Perhaps one of the biggest challenges the Tulane players faced in Lubbock was adjusting to the school itself. Familiar with the quaint, park-like setting of the Tulane campus and the vibrancy and culture of New Orleans, players faced a stark contrast at Texas Tech, a huge public university with an enrollment of 29,000 located in a university town in northwest Texas. Buses and bikes were required to get across campus. In contrast to the lush greenery and steamy heat of the Big Easy, players adjusted to wide expanses of flatland and increasingly chilly temperatures.
"For the first couple of weeks there, you felt like the new guy," Tulane senior Nathan Southard said. "But everyone at Texas Tech made it a lot easier. We showed up two weeks into their semester, and the professors and the students really helped us adjust. A lot of guys on the team are from Texas, so they knew people there, and I made some friends in Lubbock that I still talk to."
As the baseball players settled into classes and found their way around campus, the Green Wave coaches were working to secure replacement equipment that would allow the team to hold fall practice and individual workouts. The Texas Tech baseball staff shared its field and the Green Wave moved into the facility's visitor's locker room for the semester.
Soon, fall practice commenced, and the staff and team was able to establish a routine with classes, study halls and workouts. They even held the annual Parents' Weekend in Lubbock and heard from legendary basketball coach Bobby Knight, as he addressed the team after an invitation from Coach Jones.

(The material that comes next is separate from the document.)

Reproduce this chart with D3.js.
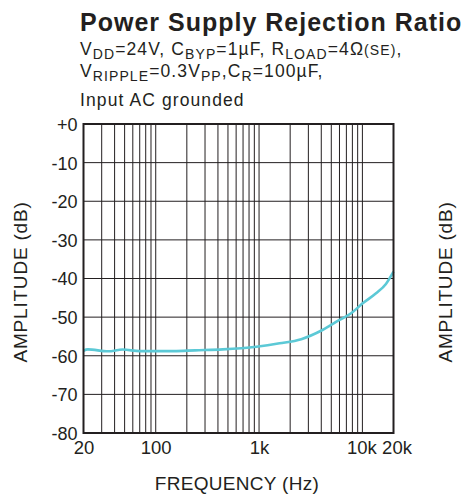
<!DOCTYPE html>
<html>
<head>
<meta charset="utf-8">
<script src="https://cdn.jsdelivr.net/npm/d3@7"></script>
<style>
  html, body { margin: 0; padding: 0; background: #fff; }
  svg { display: block; }
  text { font-family: "Liberation Sans", Arial, sans-serif; fill: #231f20; }
</style>
</head>
<body>
<svg id="chart" width="465" height="495"></svg>
<script>
// ---- data ----
const freqHz = [20, 22, 34.6, 48, 70, 150, 239, 445, 942, 1580, 2560, 4110, 6000, 7780, 10070, 13560, 16900, 20000];
const psrrDb = [-58.7, -58.35, -58.85, -58.4, -58.8, -58.8, -58.6, -58.35, -57.66, -56.78, -55.7, -53.33, -50.74, -49.0, -46.42, -43.83, -41.42, -38.24];
const yTickValues = [0, -10, -20, -30, -40, -50, -60, -70, -80];
const yTickLabels = ["+0", "-10", "-20", "-30", "-40", "-50", "-60", "-70", "-80"];
const xTickValues = [20, 100, 1000, 10000, 20000];
const xTickLabels = ["20", "100", "1k", "10k", "20k"];
const xGridValues = [30,40,50,60,70,80,90,100,200,300,400,500,600,700,800,900,1000,2000,3000,4000,5000,6000,7000,8000,9000,10000];

const svg = d3.select("#chart");
const L = 83.5, R = 393.5, T = 124, B = 433;
const x = d3.scaleLog().domain([20, 20000]).range([L, R]);
const y = d3.scaleLinear().domain([-80, 0]).range([B, T]);
const ink = "#231f20";

// title
svg.append("text").attr("x", 80).attr("y", 31)
  .attr("font-size", 25).attr("font-weight", "bold").attr("letter-spacing", 1)
  .text("Power Supply Rejection Ratio");

function richLine(yPos, parts) {
  const t = svg.append("text").attr("x", 80).attr("y", yPos)
    .attr("font-size", 17.5).attr("letter-spacing", 1.1);
  parts.forEach(p => {
    const ts = t.append("tspan").text(p[0]);
    if (p[1] === "sub") ts.attr("font-size", 14).attr("dy", 4);
    else if (p[1] === "back") ts.attr("dy", -4);
    if (p[2]) ts.attr("font-size", p[2]);
  });
}
richLine(55, [["V"], ["DD", "sub"], ["=24V, C", "back"], ["BYP", "sub"], ["=1µF, R", "back"], ["LOAD", "sub"], ["=4Ω", "back"], ["(SE)", null, 14], [","]]);
richLine(77, [["V"], ["RIPPLE", "sub"], ["=0.3V", "back"], ["PP", "sub"], [",C", "back"], ["R", "sub"], ["=100µF,", "back"]]);
richLine(106, [["Input AC grounded"]]);

// grid
const g = svg.append("g");
g.selectAll("line.vx").data(xGridValues).enter().append("line")
  .attr("x1", d => x(d)).attr("x2", d => x(d)).attr("y1", T).attr("y2", B)
  .attr("stroke", ink).attr("stroke-width", 1);
g.selectAll("line.hy").data(yTickValues).enter().append("line")
  .attr("x1", L).attr("x2", R).attr("y1", d => y(d)).attr("y2", d => y(d))
  .attr("stroke", ink).attr("stroke-width", 1);

// curve
const line = d3.line().x((d, i) => x(freqHz[i])).y(d => y(d)).curve(d3.curveMonotoneX);
svg.append("path").datum(psrrDb).attr("d", line)
  .attr("fill", "none").attr("stroke", "#5cc9d6").attr("stroke-width", 2.6);

// border
svg.append("rect").attr("x", L).attr("y", T).attr("width", R - L).attr("height", B - T)
  .attr("fill", "none").attr("stroke", ink).attr("stroke-width", 2);

// axes
const yAxis = d3.axisLeft(y).tickValues(yTickValues).tickSize(0).tickPadding(6)
  .tickFormat((d, i) => yTickLabels[i]);
const ya = svg.append("g").attr("transform", `translate(${L},0)`).call(yAxis);
ya.select(".domain").remove();
ya.selectAll("text").attr("font-size", 18).attr("font-family", null).attr("fill", ink).attr("dy", "0.36em");

const xAxis = d3.axisBottom(x).tickValues(xTickValues).tickSize(0).tickPadding(8)
  .tickFormat((d, i) => xTickLabels[i]);
const xa = svg.append("g").attr("transform", `translate(0,${B})`).call(xAxis);
xa.select(".domain").remove();
xa.selectAll("text").attr("font-size", 18.5).attr("font-family", null).attr("fill", ink)
  .attr("dx", (d, i) => i === xTickValues.length - 1 ? 3 : (i === xTickValues.length - 2 ? -1 : 0));

// axis titles
svg.append("text").attr("x", 237).attr("y", 490).attr("text-anchor", "middle")
  .attr("font-size", 19).attr("letter-spacing", 0.3).text("FREQUENCY (Hz)");
svg.append("text").attr("transform", "translate(27,282) rotate(-90)").attr("text-anchor", "middle")
  .attr("font-size", 19).attr("letter-spacing", 0.8).text("AMPLITUDE (dB)");
svg.append("text").attr("transform", "translate(452,282) rotate(-90)").attr("text-anchor", "middle")
  .attr("font-size", 19).attr("letter-spacing", 0.8).text("AMPLITUDE (dB)");
</script>
</body>
</html>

The team even experienced a Lubbock snowfall before finals concluded on Dec. 14. As they packed for home before heading back to New Orleans for the beginning of classes and practice on January 17, the memories of the hospitality and outpouring of support from the Texas Tech and Lubbock communities remained with the baseball staff and student-athletes.
"When we came to Lubbock, we told our players to turn this into a positive situation, and they've done that," Jones said. "Our guys really had a foxhole mentality during fall workouts and that is something that we believe will transfer over to the spring as well."
"[The pressure of being No. 1 last year] wasn't pressure compared to trying to hold it together in a situation that was totally unprecedented. We've responded to adversity as well as you could possibly hope for, and our kids already have something historical from this year they can draw on for the rest of their lives."